What a wonderful idea to plant up a pot for a succession of delights like this. I have pots full of hyacinths and tulips but I have never done it on such a grand scale as this.100 white hyacinths must be wonderful.
Thanks for the rhubarb cordial recipe, I must try some as I have rather more rhubarb than I can eat at the moment.
I am glad that you are enjoying your garden, isn’ t spring magical?
Do try the cordial Chloris – it is a great way to use up a glut of rhubarb and is quick to make, although it works best early in the season when the stems are very juicy. Every autumn I question whether I can be bothered to order and plant up such a bulk of iris, hyacinths and tulips but I am never disappointed when spring arrives. Lovely to hear from you – I hope you are out enjoying today’s lovely weather! xx
Happy spring Julie. Your white hyacinths are just lovely and the idea of rhubarb cordial is intriguing.
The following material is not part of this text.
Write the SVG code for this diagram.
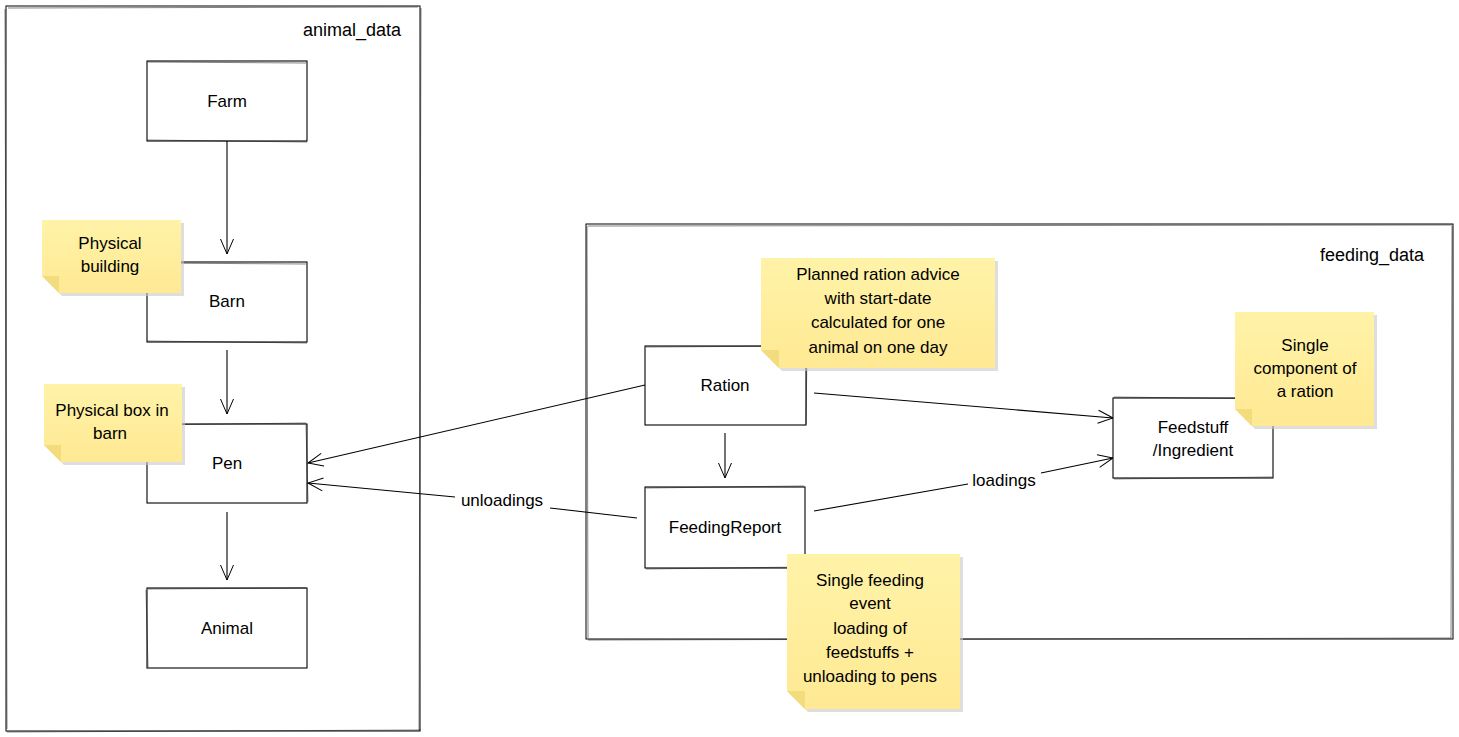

Thank you Susie – do you grow rhubarb in your garden? I love to grow it as it is so easy but then I am always looking for ways to use it and this is one of the easiest I have come across.
Those Hyacinths you planted must have made a wonderful impact scent-wise too. Rhubarb cordial sounds delicious. Happy Spring Julie!
Julie, I’ve never been a fan of rhubarb, but your post intrigues me.
I pulled some forced rhubarb this week. I will have to see if ‘cook’ will try your cordial recipe.
I realised after posting that it was with my old website instead of the new one. brimfields.com
100+ hyacinths! I can only imagine the impact of their scent! I’ve never had a rhubarb cordial but I love that glass of glowing pink.